Haas also identified clean cuts on the man’s second vertebra and lower jaw, indicating he had been decapitated with a sword or other sharp object. These findings were consistent with Mattathiah’s age and with the account of his execution given by ancient historians Josephus Flavius and Dio Cassius who recount that Marc Antony had the king crucified, scourged and beheaded.

With Haas’ analysis, all the pieces of the puzzle seemed to fall into place. But then… Haas… spent the last 13 years of his life in a coma and never published his findings on the cave.

The bones were passed on for analysis to Patricia Smith, an anthropologist from the Hebrew University. While agreeing that the remains included the skull fragments of a young man, she concluded that the cut jaw belonged to the elderly person – and that this individual was a woman. In her report, published in 1977 in the Israel Exploration Journal, she also dismissed the idea that crucifixion had occurred because the nails had not passed through the bones.
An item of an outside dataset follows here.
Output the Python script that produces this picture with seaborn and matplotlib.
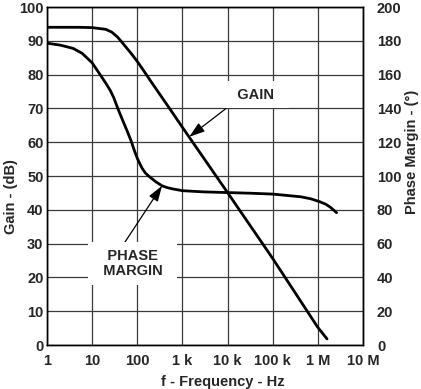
import numpy as np
import pandas as pd
import matplotlib
matplotlib.use("Agg")
import matplotlib.pyplot as plt
import seaborn as sns

# values
gain_freq = [1, 5, 10, 20, 27, 36, 45, 54, 76, 100, 138, 200, 300, 518,
             1e3, 1e4, 1e5, 1e6, 1.6e6]
gain_db = [94, 94, 93.9, 93.4, 92.6, 91.2, 89.7, 88.4, 86.0, 83.9, 81.2, 78.0, 74.6, 70.0,
           64.4, 45.1, 25.6, 5.2, 1.8]

phase_freq = [1, 2, 3.8, 6, 10, 15, 20, 25, 30, 37, 50, 60, 73.6, 85, 100, 115, 130, 150,
              178, 260, 354, 450, 600, 1e3, 3e3, 1e4, 3.3e4, 1e5, 4.2e5, 7e5, 1.1e6, 1.5e6,
              1.9e6, 2.6e6]
phase_deg = [178.6, 177.4, 175.5, 172.6, 167, 160, 155, 150.8, 146.5, 140, 131.5, 126.5,
             120.5, 115.5, 110.5, 107, 104.3, 101.9, 100, 96.5, 94.2, 93.2, 92.4, 91.3, 90.6,
             90.2, 89.8, 89.3, 87.7, 86.5, 84.8, 83.3, 81.5, 78.3]

freq_ticks = [1, 10, 100, 1e3, 1e4, 1e5, 1e6, 1e7]
freq_labels = ["1", "10", "100", "1 k", "10 k", "100 k", "1 M", "10 M"]
gain_ticks = list(range(0, 101, 10))
phase_ticks = list(range(0, 201, 20))

gain_df = pd.DataFrame({"f": gain_freq, "gain": gain_db})
phase_df = pd.DataFrame({"f": phase_freq, "phase": phase_deg})

sns.set_style("white")
plt.rcParams["font.family"] = ["Liberation Sans", "DejaVu Sans"]
plt.rcParams["font.weight"] = "bold"
fs = 10.5

fig = plt.figure(figsize=(4.21, 3.89), dpi=100)
ax = fig.add_axes([0.1116, 0.1131, 0.7506, 0.8689])
ax2 = ax.twinx()

sns.lineplot(data=gain_df, x="f", y="gain", ax=ax, color="black", linewidth=2.0)
sns.lineplot(data=phase_df, x="f", y="phase", ax=ax2, color="black", linewidth=2.0)

ax.set_xscale("log")
ax.set_xlim(1, 1e7)
ax.set_ylim(0, 100)
ax2.set_ylim(0, 200)
ax.set_xticks(freq_ticks)
ax.set_xticklabels(freq_labels)
ax.xaxis.set_minor_locator(matplotlib.ticker.NullLocator())
ax.set_yticks(gain_ticks)
ax2.set_yticks(phase_ticks)

ax.grid(True, which="major", color="#3a3a3a", linewidth=0.9)
ax.set_axisbelow(True)
ax.tick_params(axis="both", length=0, labelsize=fs)
ax.tick_params(axis="x", pad=6.5)
ax.tick_params(axis="y", pad=2.5)
ax2.tick_params(axis="y", length=0, labelsize=fs, pad=10)

for a in (ax, ax2):
    for s in a.spines.values():
        s.set_color("black")
        s.set_linewidth(1.0)

ax.set_xlabel("f - Frequency - Hz", fontsize=fs, fontweight="bold")
ax.set_ylabel("Gain - (dB)", fontsize=fs, fontweight="bold")
ax2.set_ylabel("Phase Margin - (°)", fontsize=fs, fontweight="bold")
ax.xaxis.set_label_coords(0.555, -0.089)
ax.yaxis.set_label_coords(-0.092, 0.438)
ax2.yaxis.set_label_coords(1.133, 0.571)

arrow = dict(arrowstyle="-|>,head_length=0.9,head_width=0.3", color="black",
             lw=0.9, shrinkA=0, shrinkB=0)
ax.annotate("  GAIN  ", xy=(1.42e3, 61.6), xytext=(4.13e4, 74.0), ha="center", va="center",
            fontsize=fs, fontweight="bold",
            bbox=dict(boxstyle="square,pad=0.45", fc="white", ec="none"),
            arrowprops=dict(arrow, relpos=(0.11, 0.0)), zorder=5)
ax.annotate("   PHASE   \n  MARGIN  ", xy=(354, 47.1), xytext=(79.4, 24.1),
            ha="center", va="center", multialignment="center",
            fontsize=fs, fontweight="bold", linespacing=1.15,
            bbox=dict(boxstyle="square,pad=0.45", fc="white", ec="none"),
            arrowprops=dict(arrow, relpos=(0.34, 1.0)), zorder=5)

fig.savefig("out.png", dpi=100)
[…] Based on Smith’s analysis, the Hasmonean hypothesis was abandoned…

In a paper published last year in the IEJ, Yoel Elitzur, a Hebrew University historian… notes that in Jewish texts and manuscripts the name Abba and Baba were often used interchangeably. He identifies Abba as the head of a family mentioned by Josephus as the “the sons of Baba” and described as being supporters of the Hasmoneans long after Herod had taken power.

Elitzur also speculates that following Haas’ accident, Smith may have received a disorganized mix of bones including remains from other sites, leading to a possible mistake in identifying the person with the cut jaw as a female.

[…] In yet another twist of this puzzling cold case, Haaretz can reveal that researchers did not return all the bones for reburial in the cave.

Some key remains, including the nails and the cut jaw and vertebra, were sent for safekeeping to Tel Aviv University anthropologist Israel Hershkovitz and remained untouched in his lab for years.

After reading Elitzur’s paper, Hershkovitz re-examined the remains. He analyzed the nails using an electron microscope, determining that they did break the bones of the hand, as would occur in crucifixion. This itself is a blow to skeptics, since Romans rarely crucified women, Hershkovitz said.

He also doubts Smith’s finding that the time-worn jaw belonged to a woman.

[…] Hershkovitz has been trying to extract DNA from the jaw in order to confirm whether it belonged to a man or a woman. Though that would not confirm Mattathiah’s identity, it would give weight to all the other evidence that points to him, he said.

“Once you remove the idea that the cut mandible belonged to a woman, you are left with all the other elements that prove that this is Mattathiah,” he said. “In this case, the writing was literally on the wall.”